Sunday, January 24, 2016

Cycling Your Ash Off? Conquering Volcán Osorno

Yesterday, I left the ferry port of Hornopirén in the morning but, instead of continuing toward Puerto Montt – the formal starting point of the Carretera Austral – I left the the highway at Caleta Puelche to turn east on Ruta A-691, a narrow winding gravel road along the Estuario de Reloncaví (pictured above) en route to Petrohué, in Chile’s Parque Nacional Vicente Pérez Rosales. It was a slow drive, disrupted by road work in several places, though some northerly parts of it were paved just before and beyond the town of Puelo (where I had been before, approaching from the north).
It took four hours to drive the roughly 200 km from Hornopirén to the town of Ensenada, at the eastern end of Lago Llanquihue, where I had lunch. After that, I headed to Petrohué, the lakeport locality where the Cruce Andino to Argentina starts, and where I would be staying at Petrohué Lodge, with views of Lago Todos los Santos. It took a while to get there, though, because an urban-like traffic jam coincided with the end of the Conquista Volcán Osorno, a 77-km mountain-bike competition, with more than a thousand riders, around its namesake volcano (pictured below).
There were plenty of spectators along the route, and riders sometimes had to dart between automobiles on the gravel road within the national park boundary (outside that boundary, there’s a wide bike lane that goes all the way to Puerto Varas, 65 km to the west). The riders, though, had looped around the north side of the volcano and passed through what is normally a hiking trail before arriving at Petrohué.

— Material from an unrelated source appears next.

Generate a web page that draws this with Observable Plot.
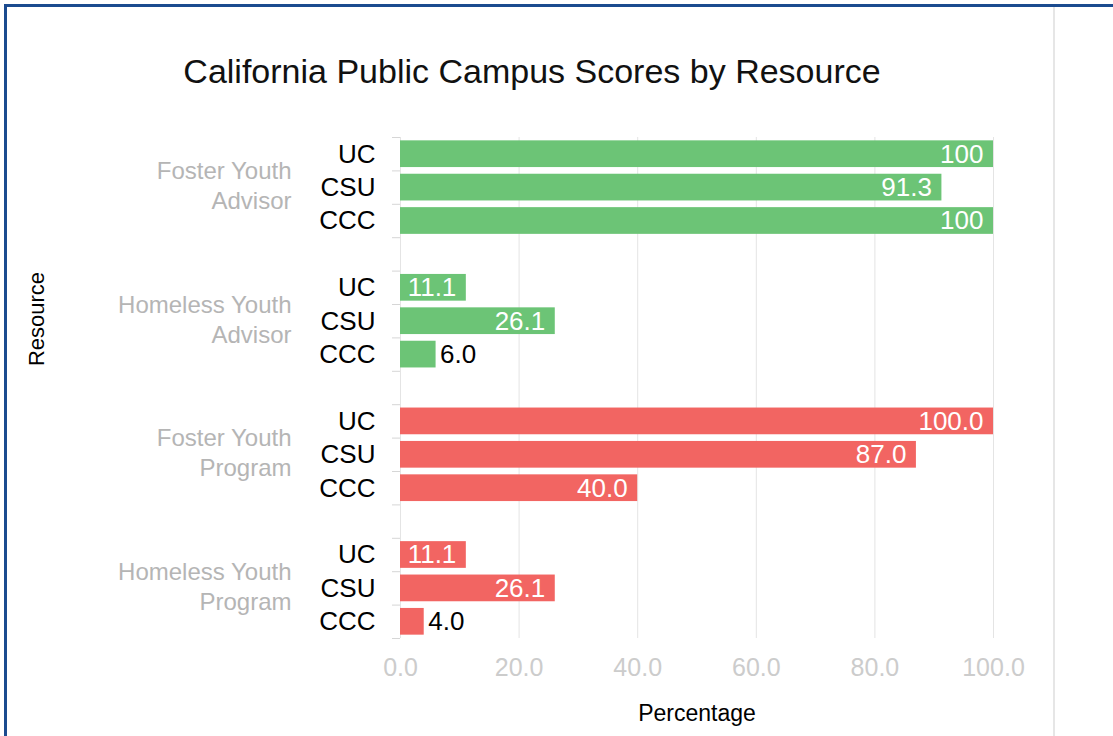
<!DOCTYPE html>
<html>
<head>
<meta charset="utf-8">
<script src="https://cdn.jsdelivr.net/npm/d3@7"></script>
<script src="https://cdn.jsdelivr.net/npm/@observablehq/plot@0.6"></script>
<style>
  html, body { margin: 0; padding: 0; background: #fff; width: 1113px; height: 736px; overflow: hidden; }
  body { position: relative; font-family: "Liberation Sans", Arial, sans-serif; }
  #frame { position: absolute; left: 4px; top: 4px; width: 1200px; height: 800px;
           border-top: 3px solid #1b4b8f; border-left: 3px solid #1b4b8f; box-sizing: border-box; }
  #rightline { position: absolute; left: 1053px; top: 7px; width: 2px; height: 740px; background: #e6e6e6; }
  #title { position: absolute; left: 0; top: 51px; width: 1064px; text-align: center;
           font-size: 34px; line-height: 40px; color: #111; }
  #chart { position: absolute; left: 0; top: 100px; }
  #chart svg { font-family: "Liberation Sans", Arial, sans-serif; overflow: visible; }
</style>
</head>
<body>
<div id="frame"></div>
<div id="rightline"></div>
<div id="title">California Public Campus Scores by Resource</div>
<div id="chart"></div>
<script>
// ---- data ----
const resources = ["Foster Youth Advisor", "Homeless Youth Advisor", "Foster Youth Program", "Homeless Youth Program"];
const resourceLines = ["Foster Youth\nAdvisor", "Homeless Youth\nAdvisor", "Foster Youth\nProgram", "Homeless Youth\nProgram"];
const resourceKind = ["Advisor", "Advisor", "Program", "Program"];
const institutions = ["UC", "CSU", "CCC"];
const fosterAdvisor = [100, 91.3, 100];
const homelessAdvisor = [11.1, 26.1, 6.0];
const fosterProgram = [100, 87.0, 40.0];
const homelessProgram = [11.1, 26.1, 4.0];
const fosterAdvisorLabels = ["100", "91.3", "100"];
const homelessAdvisorLabels = ["11.1", "26.1", "6.0"];
const fosterProgramLabels = ["100.0", "87.0", "40.0"];
const homelessProgramLabels = ["11.1", "26.1", "4.0"];
const xTicks = [0, 20, 40, 60, 80, 100];
const kinds = ["Advisor", "Program"];
const kindColors = ["#6cc476", "#f26562"];

const seriesValues = [fosterAdvisor, homelessAdvisor, fosterProgram, homelessProgram];
const seriesLabels = [fosterAdvisorLabels, homelessAdvisorLabels, fosterProgramLabels, homelessProgramLabels];

// ---- table ----
const rows = [];
const keys = [];
resources.forEach((r, gi) => {
  if (gi > 0) keys.push("gap" + gi);
  institutions.forEach((inst, ii) => {
    const key = r + "|" + inst;
    keys.push(key);
    rows.push({key, resource: r, inst, kind: resourceKind[gi],
               value: seriesValues[gi][ii], label: seriesLabels[gi][ii]});
  });
});
const instOf = new Map(rows.map(d => [d.key, d.inst]));
const groups = resources.map((r, gi) => ({key: r + "|" + institutions[1], text: resourceLines[gi]}));

// ---- layout ----
const W = 1113, H = 636, mT = 37, mB = 98, mL = 400, mR = 120;
const step = (H - mT - mB) / keys.length;
const inside = d => d.value >= 10;

const chart = Plot.plot({
  width: W, height: H,
  marginTop: mT, marginBottom: mB, marginLeft: mL, marginRight: mR,
  style: {background: "transparent", fontFamily: "Liberation Sans, Arial, sans-serif"},
  x: {domain: [0, 100]},
  y: {domain: keys, paddingInner: 0.2, paddingOuter: 0.1, round: false},
  color: {domain: kinds, range: kindColors},
  marks: [
    Plot.gridX(xTicks, {stroke: "#e4e4e4", strokeOpacity: 1}),
    Plot.axisY(keys, {tickSize: 8, text: null, dy: -step / 2, stroke: "#d6d6d6", label: null}),
    Plot.axisY([keys[keys.length - 1]], {tickSize: 8, text: null, dy: step / 2, stroke: "#d6d6d6", label: null}),
    Plot.axisY(rows.map(d => d.key), {tickSize: 0, tickPadding: 25, fontSize: 26, fill: "#000",
                 tickFormat: k => instOf.get(k) ?? "", label: null}),
    Plot.axisX(xTicks, {tickSize: 0, tickPadding: 20, fontSize: 25, fill: "#cccccc",
                 tickFormat: d3.format(".1f"), label: null}),
    Plot.barX(rows, {x: "value", y: "key", fill: "kind"}),
    Plot.text(rows.filter(inside), {x: "value", y: "key", text: "label", textAnchor: "end",
                 dx: -10, fill: "#fff", fontSize: 26}),
    Plot.text(rows.filter(d => !inside(d)), {x: "value", y: "key", text: "label", textAnchor: "start",
                 dx: 4, fill: "#000", fontSize: 26}),
    Plot.text(groups, {y: "key", text: "text", frameAnchor: "left", dx: -109, dy: -3, textAnchor: "end",
                 lineHeight: 1.25, fontSize: 24, fill: "#b5b5b5"}),
    Plot.text(["Percentage"], {frameAnchor: "bottom", dy: 82, fontSize: 23, fill: "#000"}),
    Plot.text(["Resource"], {frameAnchor: "left", textAnchor: "middle", dx: -364, dy: -69, rotate: -90,
                 fontSize: 22, fill: "#000"})
  ]
});
document.getElementById("chart").appendChild(chart);
</script>
</body>
</html>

I couldn’t speak to any of the participants, but this morning I asked a national park ranger about the wisdom of allowing such a major competition through an environmentally sensitive terrain of mid-latitude rain forest. While this was the 13th such competition, it was the first since the eruption of nearby Volcán Calbuco, which dumped large amounts of ash here last April. According to what he told me, many riders had to dismount because of deep ash, and he implied that this could be the last such event – at other times, bicycles are not permitted on park trails.

I sympathize with cyclists – I’m one myself, though I prefer paved roads – but I would still argue that this is not appropriate to the environmental goals of a national park. I’d hope that the organizers would find a more suitable route in an area that abounds in suitable terrain – though none of that terrain has quite the majesty of Osorno’s Fuji-perfect cone (pictured above, as seen from the eastern shore of Lago Llanquihue).